Rape is illegal in the territories, “but the legal definition does not address spousal rape.” The State Department acknowledges “the PA repealed a law that relieved a rapist of criminal responsibility if he married his victim,” but reported that laws pertaining to rape were not enforced effectively.
Murdering women for bringing shame or dishonor to their family, or violating Islamic law or norms, is known as an “honor killing.” At least 20 honor killings were reported in the West Bank and Gaza.
The report also noted, “No PA law specifically relates to sexual harassment, which was a significant and widespread problem in the West Bank and Gaza. Some women claimed that when they reported harassment, authorities held them responsible for provoking men’s harassing behavior.”
In addition to the mistreatment of women, the State Department said, “Child abuse was reportedly widespread,” and the authorities “rarely punished perpetrators of family violence.”
According to the report, “Some Palestinians and Muslim religious leaders used antisemitic rhetoric and engaged in Holocaust denial” and “there were instances in which media outlets, particularly outlets controlled by Hamas, published and broadcast material that included antisemitic content, sometimes amounting to incitement to violence.”

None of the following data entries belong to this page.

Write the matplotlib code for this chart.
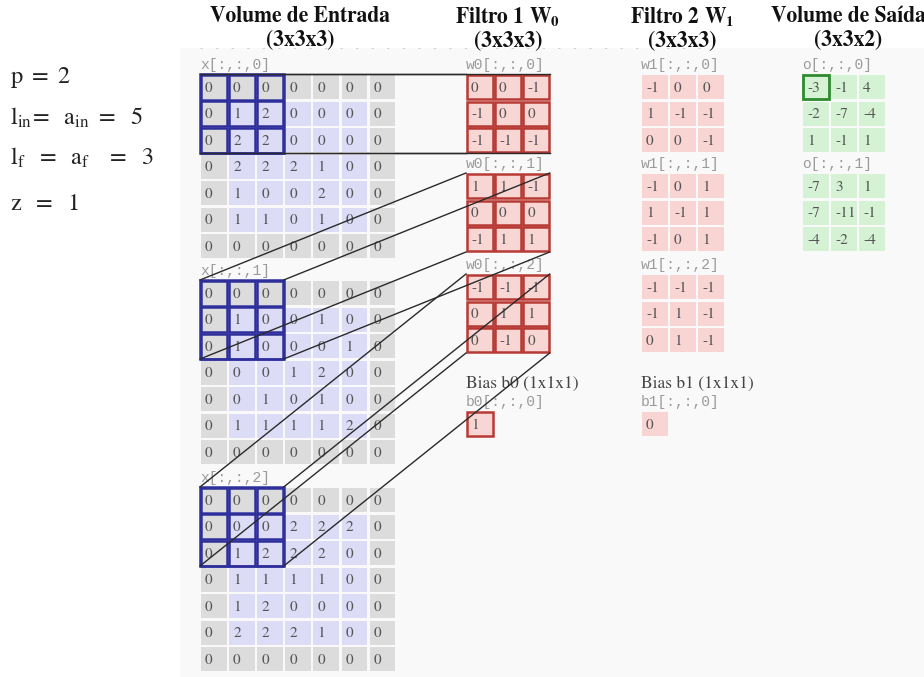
import matplotlib
matplotlib.use("Agg")
import matplotlib.pyplot as plt
from matplotlib.patches import Rectangle

plt.rcParams['mathtext.fontset'] = 'stix'

# input volume (7x7 with zero padding), 3 channels
x_vol = [
    [[0, 0, 0, 0, 0, 0, 0],
     [0, 1, 2, 0, 0, 0, 0],
     [0, 2, 2, 0, 0, 0, 0],
     [0, 2, 2, 2, 1, 0, 0],
     [0, 1, 0, 0, 2, 0, 0],
     [0, 1, 1, 0, 1, 0, 0],
     [0, 0, 0, 0, 0, 0, 0]],
    [[0, 0, 0, 0, 0, 0, 0],
     [0, 1, 0, 0, 1, 0, 0],
     [0, 1, 0, 0, 0, 1, 0],
     [0, 0, 0, 1, 2, 0, 0],
     [0, 0, 1, 0, 1, 0, 0],
     [0, 1, 1, 1, 1, 2, 0],
     [0, 0, 0, 0, 0, 0, 0]],
    [[0, 0, 0, 0, 0, 0, 0],
     [0, 0, 0, 2, 2, 2, 0],
     [0, 1, 2, 2, 2, 0, 0],
     [0, 1, 1, 1, 1, 0, 0],
     [0, 1, 2, 0, 0, 0, 0],
     [0, 2, 2, 2, 1, 0, 0],
     [0, 0, 0, 0, 0, 0, 0]],
]
w0 = [
    [[0, 0, -1], [-1, 0, 0], [-1, -1, -1]],
    [[1, 1, -1], [0, 0, 0], [-1, 1, 1]],
    [[-1, -1, -1], [0, 1, 1], [0, -1, 0]],
]
w1 = [
    [[-1, 0, 0], [1, -1, -1], [0, 0, -1]],
    [[-1, 0, 1], [1, -1, 1], [-1, 0, 1]],
    [[-1, -1, -1], [-1, 1, -1], [0, 1, -1]],
]
b0 = 1
b1 = 0
out = [
    [[-3, -1, 4], [-2, -7, -4], [1, -1, 1]],
    [[-7, 3, 1], [-7, -11, -1], [-4, -2, -4]],
]

titles = ["Volume de Entrada\n(3x3x3)", r"Filtro 1 W$_\mathbf{0}$" + "\n(3x3x3)",
          r"Filtro 2 W$_\mathbf{1}$" + "\n(3x3x3)", "Volume de Saída\n(3x3x2)"]
params = [r"$\mathrm{p\ =\ 2}$",
          r"$\mathrm{l_{in}\!=\ \ a_{in}\ =\ \ 5}$",
          r"$\mathrm{l_f\ \ =\ \ a_f\ \ \ =\ \ 3}$",
          r"$\mathrm{z\ \ =\ \ 1}$"]

# layout (pixels)
PX, PY = 28.1, 26.5
CW, CH = 25.5, 24.0
GRAY, LAV = "#dcdcdc", "#dcdcf6"
RED_FILL, RED_EDGE = "#f7d6d4", "#b83a34"
PINK = "#f8d4d2"
GREEN = "#d5f2d5"
BLUE = "#2f2f9c"
NUM_C = "#555555"
LBL_C = "#9a9a9a"

fig = plt.figure(figsize=(9.24, 6.77), dpi=100)
ax = fig.add_axes([0, 0, 1, 1])
ax.set_xlim(0, 924)
ax.set_ylim(677, 0)
ax.axis("off")

ax.add_patch(Rectangle((180, 48), 744, 629, facecolor="#f9f9f9", edgecolor="none", zorder=0))
ax.plot([200, 700], [48, 48], color="#d0d0d0", lw=0.8, ls=(0, (2, 12)), zorder=1)


def num(x, y, v, size=11):
    ax.text(x + 4, y + CH / 2 + 1, str(v), ha="left", va="center", fontsize=size,
            family="STIXGeneral", color=NUM_C, zorder=4)


def label(x, y, s):
    ax.text(x - 1, y - 3, s, ha="left", va="bottom", fontsize=10.5,
            family="Liberation Mono", color=LBL_C, zorder=4)


# input volume
in_x0 = 201
in_tops = [75, 281, 488]
corners = []
for k, grid in enumerate(x_vol):
    top = in_tops[k]
    label(in_x0, top, "x[:,:,%d]" % k)
    for r, row in enumerate(grid):
        for c, v in enumerate(row):
            x = in_x0 + c * PX
            y = top + r * PY
            pad = r in (0, 6) or c in (0, 6)
            ax.add_patch(Rectangle((x, y), CW, CH, facecolor=GRAY if pad else LAV,
                                   edgecolor="none", zorder=2))
            if r < 3 and c < 3:
                ax.add_patch(Rectangle((x - 0.5, y - 0.5), CW + 1, CH + 1, facecolor="none",
                                       edgecolor=BLUE, lw=1.8, zorder=3))
            num(x, y, v)
    ax.add_patch(Rectangle((in_x0 - 1, top - 1), 2 * PX + CW + 2, 2 * PY + CH + 2,
                           facecolor="none", edgecolor=BLUE, lw=1.8, zorder=3))
    corners.append((in_x0 - 1, top - 1, in_x0 + 2 * PX + CW + 1, top + 2 * PY + CH + 1))

# filter 1 (w0)
f_tops = [75, 174, 275]
w0_x0 = 467
fcorners = []
for k, grid in enumerate(w0):
    top = f_tops[k]
    label(w0_x0, top, "w0[:,:,%d]" % k)
    for r, row in enumerate(grid):
        for c, v in enumerate(row):
            x = w0_x0 + c * PX
            y = top + r * PY
            ax.add_patch(Rectangle((x, y), CW, CH, facecolor=RED_FILL, edgecolor=RED_EDGE,
                                   lw=1.8, zorder=2))
            num(x, y, v)
    fcorners.append((w0_x0 - 1, top - 1, w0_x0 + 2 * PX + CW + 1, top + 2 * PY + CH + 1))

ax.text(w0_x0 - 1, 384, "Bias b0 (1x1x1)", ha="left", va="center", fontsize=12.5,
        family="STIXGeneral", color="#444444", zorder=4)
label(w0_x0, 412, "b0[:,:,0]")
ax.add_patch(Rectangle((w0_x0, 412), CW, CH, facecolor=RED_FILL, edgecolor=RED_EDGE,
                       lw=1.8, zorder=2))
num(w0_x0, 412, b0)

# filter 2 (w1)
w1_x0 = 642
for k, grid in enumerate(w1):
    top = f_tops[k]
    label(w1_x0, top, "w1[:,:,%d]" % k)
    for r, row in enumerate(grid):
        for c, v in enumerate(row):
            x = w1_x0 + c * PX
            y = top + r * PY
            ax.add_patch(Rectangle((x, y), CW, CH, facecolor=PINK, edgecolor="none", zorder=2))
            num(x, y, v)

ax.text(w1_x0 - 1, 384, "Bias b1 (1x1x1)", ha="left", va="center", fontsize=12.5,
        family="STIXGeneral", color="#444444", zorder=4)
label(w1_x0, 412, "b1[:,:,0]")
ax.add_patch(Rectangle((w1_x0, 412), CW, CH, facecolor=PINK, edgecolor="none", zorder=2))
num(w1_x0, 412, b1)

# output volume
o_x0 = 803
for k, grid in enumerate(out):
    top = f_tops[k]
    label(o_x0, top, "o[:,:,%d]" % k)
    for r, row in enumerate(grid):
        for c, v in enumerate(row):
            x = o_x0 + c * PX
            y = top + r * PY
            ax.add_patch(Rectangle((x, y), CW, CH, facecolor=GREEN, edgecolor="none", zorder=2))
            num(x, y, v)
ax.add_patch(Rectangle((o_x0, f_tops[0]), CW, CH, facecolor="none", edgecolor="#2e8b2e",
                       lw=2.0, zorder=3))

# connecting lines: receptive field corners -> filter corners
for (a0, b0_, a1, b1_), (c0, d0, c1, d1) in zip(corners, fcorners):
    for (xs, ys), (xe, ye) in [((a0, b0_), (c0, d0)), ((a1, b0_), (c1, d0)),
                               ((a0, b1_), (c0, d1)), ((a1, b1_), (c1, d1))]:
        ax.plot([xs, xe], [ys, ye], color="#2a2a2a", lw=1.0, zorder=5)

# column titles
for cx, t in zip([300, 508, 682, 848], titles):
    ax.text(cx, 28.5, t, ha="center", va="center", fontsize=15.5, fontweight="bold",
            family="STIXGeneral", color="#111111", linespacing=1.22)

# parameters
for y, s in zip([78, 118, 158, 203], params):
    ax.text(10, y, s, ha="left", va="center", fontsize=17.5, color="#222222")

fig.savefig("out.png", dpi=100)
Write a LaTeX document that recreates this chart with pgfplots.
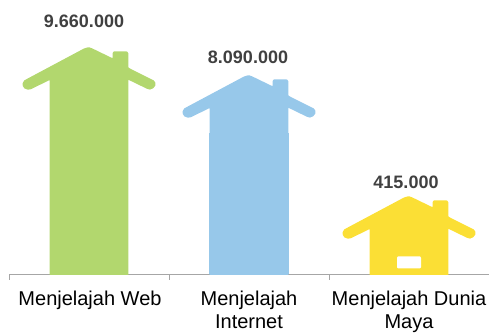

It is particularly bizarre that some LGBTQ groups are anti-Israel considering that Israeli society is one of the most tolerant, and Palestinian culture among the least tolerant. “PA security officers and neighbors harassed, abused, and sometimes arrested people due to their sexual orientation or gender identity” in the West Bank. In Gaza, sexual acts “against the order of nature” are criminalized based on an old British law, and Hamas security forces harassed and detained people due to their sexual orientation or gender identity.”